New Mexicans and Alaskans share a love for the natural beauty of their states and a commitment to care for the land.

Most of us want to develop land properly and know the value of conserving.

Since the first Earth Day 40 years ago, we realized that treasured public lands need good management if they are to survive for future generations.

We’ve learned that communities and individuals have a responsibility to each other to share and take care of the land.

In Southeast Alaska, we live on islands in the middle of a lush, green rainforest — the magnificent Tongass National Forest. Many in small villages heat our homes, fill our freezers and build our cabins from the most northern rainforest in the world.

But now there is a threat to the balance of resource use hammered out over decades between loggers and fishermen, hunters and tourist industries.  

Senate Bill S.881 sits in the committee, which Sen. Jeff Bingaman, D-N.M., chairs and you will dislike it as much as many of us do.

S.881 seeks to turn over 80,000 acres of prime roaded National Forest land to a private corporation for clearcut timber harvest, turning verdant forested hills into a barren moonscape.

Several communities are fighting to protect our public lands from S.881, which our senators introduced for the benefit of one private corporation with a horrible environmental track record.

This bill sets the terrible precedent of privatizing 133 square miles of public land, some of the most used accessible public land on these islands.

The areas the Sealaska Corporation wants to clearcut contain some of the most critical remaining wildlife habitat, watersheds, important salmon streams and unique caved limestone landscapes in Southeast Alaska.  

In recent meetings that our senator held in Alaska, 75 percent of the people who attended were opposed to this bill.

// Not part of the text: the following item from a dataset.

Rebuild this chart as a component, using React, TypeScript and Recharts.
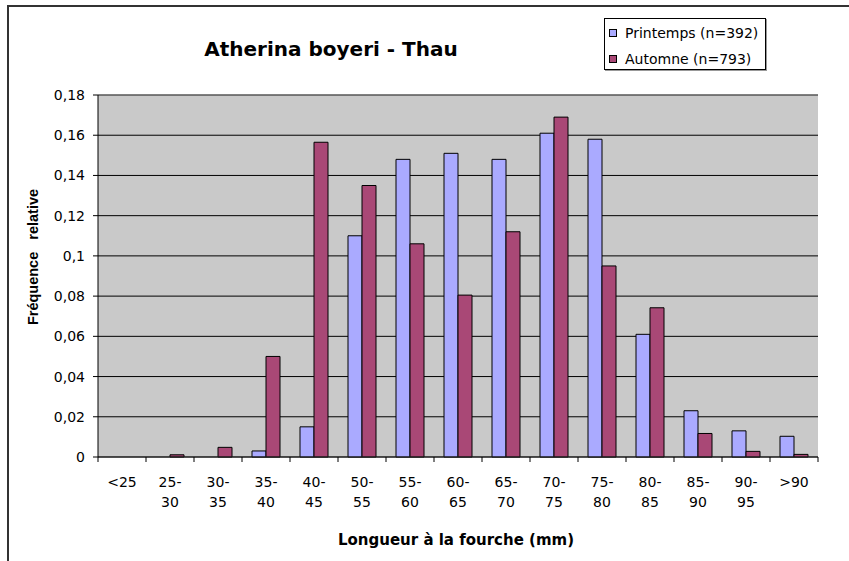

Opposition is nonpartisan. Democrats and Republicans alike have voiced grave misgivings.

Eight villages on Prince of Wales Island oppose it, as do other communities in SE Alaska as well.

The S.881 bill will sacrifice the best of the remaining old — growth forest and with it, the communities that depend on the forest for their livelihood.

Senator Bingaman’s Energy and Natural Resources committee has held hearings, but not yet amended this bill, which could be bundled into one omnibus bill including other lands bills from throughout the country, some from New Mexico.  

It is bad public policy to bundle these bills. Bad legislation such as S.881 should not be piggy-backed with good legislation, which I am sure the New Mexican bills are.

Many of us up in Alaska hope you down there will ask Senator Bingaman to keep S.881 out of any lands omnibus bill.

Bingaman needs to know that bill S.881 is not acceptable and that it needs to die in committee.

Bingaman needs to know that the people of New Mexico do not want their lands legislation treated as dirty laundry, thrown into the same bag with this bill S.881.

Alaskans, like New Mexicans, love their land. The only way to ensure that future generations can enjoy our beautiful public lands, whether they are in New Mexico, Alaska, or anywhere else, is to each do our part to stand up for them. Let’s make sure that in another 40 years, there will still be an Earth Day for our future generations to celebrate.

Sandy Powers lives in Ketchikan, Alaska.